Time to Reboot the Shoot
By John Trahar. Published in Adage on September 29, 2017.
The marketing cost-consciousness that started in the Great Recession has intensified with the past year's uproar over production costs and "kickbacks." Yet, so far, the industry conversation has missed a more fundamental problem that truly endangers brands: How we approach create commercials can't sustain relevance, which is the epic challenge of our connected world.
Reaching potential customers with advertising that's meaningful and compelling was the single biggest challenge cited by more than 300 advertisers in a poll this summer by Advertiser Perceptions. To meet that relevance challenge, we need to overhaul a creation model that hasn't changed fundamentally since the 1960s. You know, the agency, the client, and the production company show up with a script and a shot list, and execute it with an air date looming.
When market opportunities and sentiments morph within days, if not hours, today's shoot might be obsolete by the time we're finished editing. And so, we really owe the brand a portfolio of meaningful creative assets that can be edited to answer real-world events within a larger, ongoing vision.
We need to reenvision the commercial shoot as a creative happening, not a production assignment. To do this, we need to involve the entire team -- including the postproduction crew and media -- upstream, in an overarching strategy, so everyone can see where the brand's going and build on the storylines as ideas POP UP on set. We need to shoot an overarching strategy, not one to three storyboards.
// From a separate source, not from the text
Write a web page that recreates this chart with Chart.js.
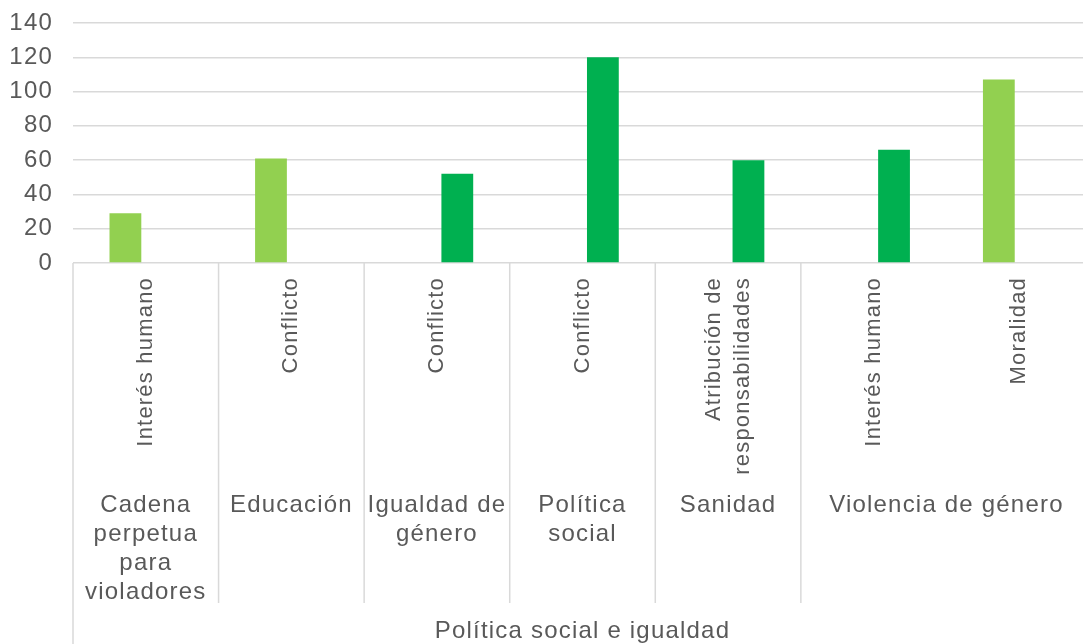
<!DOCTYPE html>
<html>
<head>
<meta charset="utf-8">
<script src="https://cdn.jsdelivr.net/npm/chart.js@4.4.0/dist/chart.umd.min.js"></script>
<style>
html, body { margin: 0; padding: 0; overflow: hidden; background: #fff; }
#wrap { width: 1100px; height: 644px; }
</style>
</head>
<body>
<div id="wrap"><canvas id="myChart"></canvas></div>
<script>
// level 1 (rotated), level 2 (groups) and level 3 of the category axis
const categories = ['Interés humano', 'Conflicto', 'Conflicto', 'Conflicto', ['Atribución de', 'responsabilidades'], 'Interés humano', 'Moralidad'];
const groups = [['Cadena', 'perpetua', 'para', 'violadores'], ['Educación'], ['Igualdad de', 'género'], ['Política', 'social'], ['Sanidad'], ['Violencia de género']];
const groupSpans = [1, 1, 1, 1, 1, 2];
const topGroup = 'Política social e igualdad';

// two series, each category has a value in only one of them
const lightValues = [29, 61, null, null, null, null, 107];
const darkValues = [null, null, 52, 120, 60, 66, null];

const yMin = 0, yMax = 140, yStep = 20;

const textColor = '#595959';
const lineColor = '#d9d9d9';
const fontFamily = "'Liberation Sans', Arial, sans-serif";
const gap = '1.2px';

// wider letters like the original rendering
const spacing = {
    id: 'spacing',
    beforeLayout(chart) { chart.ctx.letterSpacing = gap; },
    beforeDraw(chart) { chart.ctx.letterSpacing = gap; }
};

// category axis labels (all three levels) and separators, placed from the x scale
const groupAxis = {
    id: 'groupAxis',
    afterDraw(chart) {
        const ctx = chart.ctx;
        const x = chart.scales.x;
        const y0 = chart.chartArea.bottom;
        const half = (x.getPixelForValue(1) - x.getPixelForValue(0)) / 2;
        ctx.save();
        ctx.letterSpacing = gap;
        ctx.fillStyle = textColor;

        // level 1, rotated
        ctx.font = '22px ' + fontFamily;
        ctx.textAlign = 'right';
        ctx.textBaseline = 'middle';
        categories.forEach((c, i) => {
            const lines = Array.isArray(c) ? c : [c];
            const cx = x.getPixelForValue(i);
            lines.forEach((t, j) => {
                ctx.save();
                ctx.translate(cx + (j - (lines.length - 1) / 2) * 29, y0 + 14);
                ctx.rotate(-Math.PI / 2);
                ctx.fillText(t, 0, 0);
                ctx.restore();
            });
        });

        // level 2 and 3
        ctx.strokeStyle = lineColor;
        ctx.lineWidth = 1.5;
        ctx.font = '24px ' + fontFamily;
        ctx.textAlign = 'center';
        ctx.textBaseline = 'alphabetic';
        let i = 0, first = 0, last = 0;
        groups.forEach((lines, k) => {
            const left = x.getPixelForValue(i) - half;
            const right = x.getPixelForValue(i + groupSpans[k] - 1) + half;
            if (k === 0) first = left;
            last = right;
            ctx.beginPath();
            ctx.moveTo(left, y0);
            ctx.lineTo(left, k === 0 ? chart.height : y0 + 340);
            ctx.stroke();
            lines.forEach((t, j) => ctx.fillText(t, (left + right) / 2, y0 + 249 + j * 29));
            i += groupSpans[k];
        });
        ctx.beginPath();
        ctx.moveTo(last, y0);
        ctx.lineTo(last, chart.height);
        ctx.stroke();
        ctx.fillText(topGroup, (first + last) / 2, y0 + 375);
        ctx.restore();
    }
};

const ctx = document.getElementById('myChart').getContext('2d');
const chart = new Chart(ctx, {
    type: 'bar',
    data: {
        labels: categories,
        datasets: [{
            label: 'A',
            data: lightValues,
            backgroundColor: '#92D050'
        }, {
            label: 'B',
            data: darkValues,
            backgroundColor: '#00B050'
        }]
    },
    options: {
        responsive: true,
        maintainAspectRatio: false,
        animation: false,
        categoryPercentage: 0.56,
        barPercentage: 0.78,
        layout: { padding: { top: 23, right: 8, left: 0, bottom: 0 } },
        plugins: {
            legend: { display: false },
            tooltip: { enabled: false }
        },
        scales: {
            x: {
                grid: { display: false, drawTicks: false },
                border: { display: false },
                ticks: { display: false },
                afterFit(scale) { scale.height = 381; }
            },
            y: {
                min: yMin,
                max: yMax,
                grid: { color: lineColor, lineWidth: 1.5, drawTicks: false },
                border: { display: false },
                ticks: {
                    stepSize: yStep,
                    color: textColor,
                    font: { family: fontFamily, size: 24 },
                    padding: 20
                },
                afterFit(scale) {
                    scale.width = 73;
                    scale.paddingTop = 0;
                    scale.paddingBottom = 0;
                }
            }
        }
    },
    plugins: [spacing, groupAxis]
});
</script>
</body>
</html>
The team has to include clients, from the conference room to the editing room, and we have to see the work through together. In addition to eliminating uncertainty and lag time spent checking with the client, this solves the transparency problem altogether by maintaining creative accountability. There's no passing the buck to a director or a production company, no matter their A-List credentials. The next day, our client is still our client.
More is better
We need to embrace the notion that more is more efficient. More executions better drive home an idea. More varied expressions of an idea resonate with more people. A larger library of relevant imagery keeps a brand fresher, longer. More makes a challenger brand feel a lot bigger. More makes an integrated campaign cohesive and comprehensive.
More also means thinking and writing all the way through the shoot -- particularly after the camera starts rolling. It means shooting faster, so we can envision more, capture more and make more. It means thinking editorially throughout, to see more potential applications beyond a spot.
And it means having a preplanned and convincing reason for every technique, angle, and set-up, so no singular creative discussion gets precious and sucks time away from the whole.
That doesn't mean shooting lots of assets randomly for social posts or digital campaigns you might do someday; those channels need to be planned for within the cohesive shoot. And we don't need more people, but we do need to empower people more. Give people with multiple talents the context and freedom to make more, so more B-roll is set up to be potential A-roll that engages audiences. The best work we've done in the past 6 years all came from what the script morphed into on the set and in the editing room.
More can fit the budget if we bill by deliverable instead of hours. The hours convention penalizes agencies when creative's fast, and clients when it's slow. The budget is what the budget is, so the value proposition becomes how much you can make with it. The new creative efficiency is how much we can make, not how little can we can make it for.